Here are 8 common pitfalls identified by Premier Pest Control Services on a regular basis:

8 Common Pest Control Pitfalls

1. Not shutting doors – doors to production areas should be secured at all times

2. Leaving windows open – any open windows should be guarded by insect screens

3. Leaving bins uncovered – especially those containing food waste

4. Not cutting back vegetation around the premises – this attracts rodents and insects

5. Putting fly units over food surfaces – if they are too shallow the insects will drop out of the tray

6. Allowing birds to nest under the eaves/roof of a building

7. Holes and gaps in the building fabric – allows insects and rodents access

8. Not cleaning down equipment sufficiently – insects can breed in the smallest of spaces

What can I expect from a professional Pest Control Contractor?

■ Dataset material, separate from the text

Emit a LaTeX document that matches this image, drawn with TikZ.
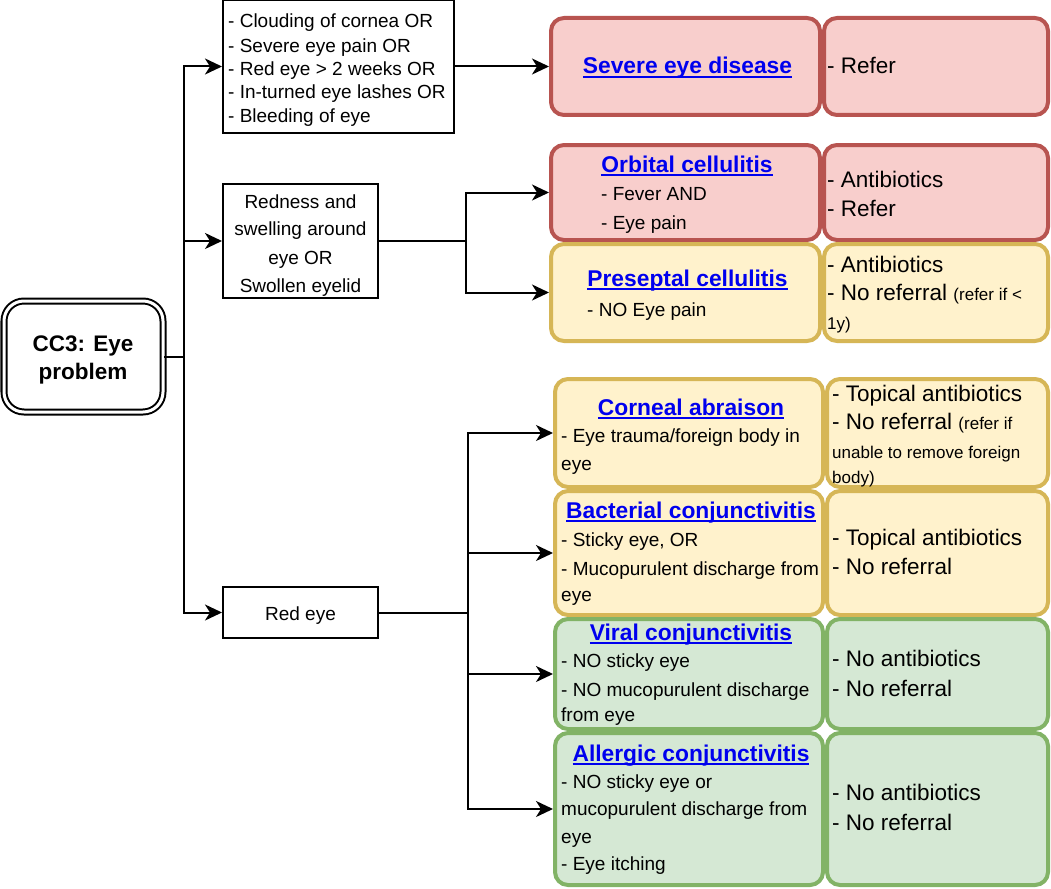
\documentclass[tikz,border=0pt]{standalone}
\usepackage{fontspec}
\setmainfont{Liberation Sans}
\usetikzlibrary{arrows.meta,fit}

\definecolor{redF}{HTML}{F8CECC}
\definecolor{redS}{HTML}{B85450}
\definecolor{yelF}{HTML}{FFF2CC}
\definecolor{yelS}{HTML}{D6B656}
\definecolor{grnF}{HTML}{D5E8D4}
\definecolor{grnS}{HTML}{82B366}
\definecolor{linkblue}{HTML}{0000EE}

% underlined link-style heading
\newcommand\lnk[1]{{\setbox0\hbox{#1}\rlap{\rule[-3.7pt]{\wd0}{2pt}}\box0}}
\newcommand\smalltxt{\fontsize{17}{20}\selectfont}

\tikzset{
  cellbox/.style={draw, line width=4pt, rounded corners=13pt, inner sep=0pt},
  redc/.style={cellbox, draw=redS, fill=redF},
  yelc/.style={cellbox, draw=yelS, fill=yelF},
  grnc/.style={cellbox, draw=grnS, fill=grnF},
  plainbox/.style={draw, line width=2pt, inner sep=0pt, fill=white},
  conn/.style={line width=2pt},
  arr/.style={conn, -{Stealth[length=17pt,width=16pt,inset=5pt]}},
  ttl/.style={font=\fontsize{22.8}{27}\selectfont\bfseries, text=linkblue, inner sep=0pt, anchor=base},
  body/.style={font=\fontsize{19}{23}\selectfont, inner sep=0pt, anchor=base west},
  cbody/.style={font=\fontsize{19}{23}\selectfont, inner sep=0pt, anchor=base},
  rbody/.style={font=\fontsize{22.5}{27}\selectfont, inner sep=0pt, anchor=base west},
}

\begin{document}
\begin{tikzpicture}[x=1pt, y=-1pt]
\useasboundingbox[fill=white] (0,0) rectangle (1051,888);

% ---- start node ----
\node[draw, double, line width=2pt, double distance=3pt, rounded corners=20pt,
      inner sep=0pt, fill=white, fit={(4,301) (163,412)}] (cc3) {};
\node[font=\fontsize{22.5}{27}\selectfont\bfseries, inner sep=0pt, anchor=base] (cc3a) at (83,351) {CC3: Eye};
\node[font=\fontsize{22.5}{27}\selectfont\bfseries, inner sep=0pt, anchor=base] (cc3b) at (83,379) {problem};

% ---- criteria boxes ----
\node[plainbox, fit={(223,0) (454,133)}] (crit1) {};
\node[body] (c1a) at (228,28) {- Clouding of cornea OR};
\node[body] (c1b) at (228,53) {- Severe eye pain OR};
\node[body] (c1c) at (228,76) {- Red eye > 2 weeks OR};
\node[body] (c1d) at (228,99) {- In-turned eye lashes OR};
\node[body] (c1e) at (228,122) {- Bleeding of eye};

\node[plainbox, fit={(223,184) (378,298)}] (crit2) {};
\node[cbody] (c2a) at (300.5,208) {Redness and};
\node[cbody] (c2b) at (300.5,235) {swelling around};
\node[cbody] (c2c) at (300.5,264) {eye OR};
\node[cbody] (c2d) at (300.5,292) {Swollen eyelid};

\node[plainbox, fit={(223,587) (378,638)}] (crit3) {};
\node[cbody] (c3a) at (300.5,620) {Red eye};

% ---- classification cells ----
\node[redc, fit={(551,18) (820,115)}] (sevL) {};
\node[redc, fit={(824,18) (1048,115)}] (sevR) {};
\node[ttl] (sevT) at (687.5,74) {\lnk{Severe eye disease}};
\node[rbody] (sevR1) at (827,74) {- Refer};

\node[redc, fit={(551,145) (820,240)}] (orbL) {};
\node[redc, fit={(824,145) (1048,240)}] (orbR) {};
\node[ttl] (orbT) at (687,172.5) {\lnk{Orbital cellulitis}};
\node[body] (orb1) at (601,200) {- Fever AND};
\node[body] (orb2) at (601,229) {- Eye pain};
\node[rbody] (orbR1) at (827,187) {- Antibiotics};
\node[rbody] (orbR2) at (827,216) {- Refer};

\node[yelc, fit={(551,244) (820,341)}] (preL) {};
\node[yelc, fit={(824,244) (1048,341)}] (preR) {};
\node[ttl] (preT) at (687.5,286.5) {\lnk{Preseptal cellulitis}};
\node[body] (pre1) at (587,316) {- NO Eye pain};
\node[rbody] (preR1) at (827,272.5) {- Antibiotics};
\node[rbody] (preR2) at (827,300) {- No referral {\smalltxt(refer if <}};
\node[rbody] (preR3) at (827,329) {\smalltxt 1y)};

\node[yelc, fit={(555,379) (823,487)}] (corL) {};
\node[yelc, fit={(827,379) (1048,487)}] (corR) {};
\node[ttl] (corT) at (691,415) {\lnk{Corneal abraison}};
\node[body] (cor1) at (561,442.5) {- Eye trauma/foreign body in};
\node[body] (cor2) at (561,470) {eye};
\node[rbody] (corR1) at (832,401.5) {- Topical antibiotics};
\node[rbody] (corR2) at (832,429) {- No referral {\smalltxt(refer if}};
\node[rbody] (corR3) at (832,458) {\smalltxt unable to remove foreign};
\node[rbody] (corR4) at (832,483) {\smalltxt body)};

\node[yelc, fit={(555,491) (823,615)}] (bacL) {};
\node[yelc, fit={(827,491) (1048,615)}] (bacR) {};
\node[ttl] (bacT) at (691,518) {\lnk{Bacterial conjunctivitis}};
\node[body] (bac1) at (561,546) {- Sticky eye, OR};
\node[body] (bac2) at (561,575) {- Mucopurulent discharge from};
\node[body] (bac3) at (561,601.5) {eye};
\node[rbody] (bacR1) at (832,545.5) {- Topical antibiotics};
\node[rbody] (bacR2) at (832,574) {- No referral};

\node[grnc, fit={(555,619) (823,729)}] (virL) {};
\node[grnc, fit={(827,619) (1048,729)}] (virR) {};
\node[ttl] (virT) at (691,640.5) {\lnk{Viral conjunctivitis}};
\node[body] (vir1) at (561,667) {- NO sticky eye};
\node[body] (vir2) at (561,696) {- NO mucopurulent discharge};
\node[body] (vir3) at (561,721.5) {from eye};
\node[rbody] (virR1) at (832,666.5) {- No antibiotics};
\node[rbody] (virR2) at (832,696) {- No referral};

\node[grnc, fit={(555,733) (823,885)}] (allL) {};
\node[grnc, fit={(827,733) (1048,885)}] (allR) {};
\node[ttl] (allT) at (691,761.5) {\lnk{Allergic conjunctivitis}};
\node[body] (all1) at (561,788) {- NO sticky eye or};
\node[body] (all2) at (561,815) {mucopurulent discharge from};
\node[body] (all3) at (561,843) {eye};
\node[body] (all4) at (561,870) {- Eye itching};
\node[rbody] (allR1) at (832,800.5) {- No antibiotics};
\node[rbody] (allR2) at (832,830) {- No referral};

% ---- connectors ----
\draw[conn] (cc3.east) -- ++(20,0) coordinate (trunk);
\draw[arr] (trunk) |- (crit1.west);
\draw[arr] (trunk) |- (crit2.west);
\draw[arr] (trunk) |- (crit3.west);

\draw[arr] (crit1.east) -- (sevL.west);

\draw[conn] (crit2.east) -- ++(87,0) coordinate (split2);
\draw[arr] (split2) |- (orbL.west);
\draw[arr] (split2) |- (preL.west);

\draw[conn] (crit3.east) -- ++(89,0) coordinate (split3);
\draw[arr] (split3) |- (corL.west);
\draw[arr] (split3) |- (bacL.west);
\draw[arr] (split3) |- (virL.west);
\draw[arr] (split3) |- (allL.west);
\end{tikzpicture}
\end{document}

Getting to the source of the infestation and thinking ahead is key to ensuring that your premises pass an audit. Pests can enter food preparation, storage and packaging areas through the tiniest space and once they have gained access they will breed. Insects can fly through the tiniest space in a window or door; mice can squeeze themselves through gaps as small as 7mm.

Premier Pest Control can help you to prepare for your next audit by performing their own inspection of your premises. All members of the team fully understand the food manufacturing process and have food safety qualifications themselves, including HACCP. Importantly they have close contact with BRC auditors and know exactly what they are looking for – not only for BRC V6, but also for Packaging BRC V4 and transport and non-food BRC. They also advise companies undergoing audits by major retailers.

Following the initial visit, your contractor will produce a report of their findings. This will detail current and potential sites of breaches or infestations and their recommendations. As well as producing reports, Premier Pest Control is also able to provide a range of solutions such as:

  • pesticide-free pest control services
  • chemical-free fumigation services
  • electronically targeted hygiene and proofing audits
  • electronic rodent capture with immediate electronic alert
  • and the latest electronic fly killers (including catch tray analysis)

In addition they offer comprehensive silo cleaning and deep cleaning of food equipment and production spaces as well as the supply and fitting of insect screens, PVC curtains and doors, brush strips and other proofing solutions.

Like Verner Wheelock Associates, PPC has a longstanding team of professionals behind a family firm so you can expect a more personal service than you might expect from the larger multinational companies. Moreover the company typically charges 25% less for pest control services. PPC has offices in Bradford, Scarborough and Middlesbrough, but has customers across the UK, from London to Scotland and is a member of the British Pest Control Association.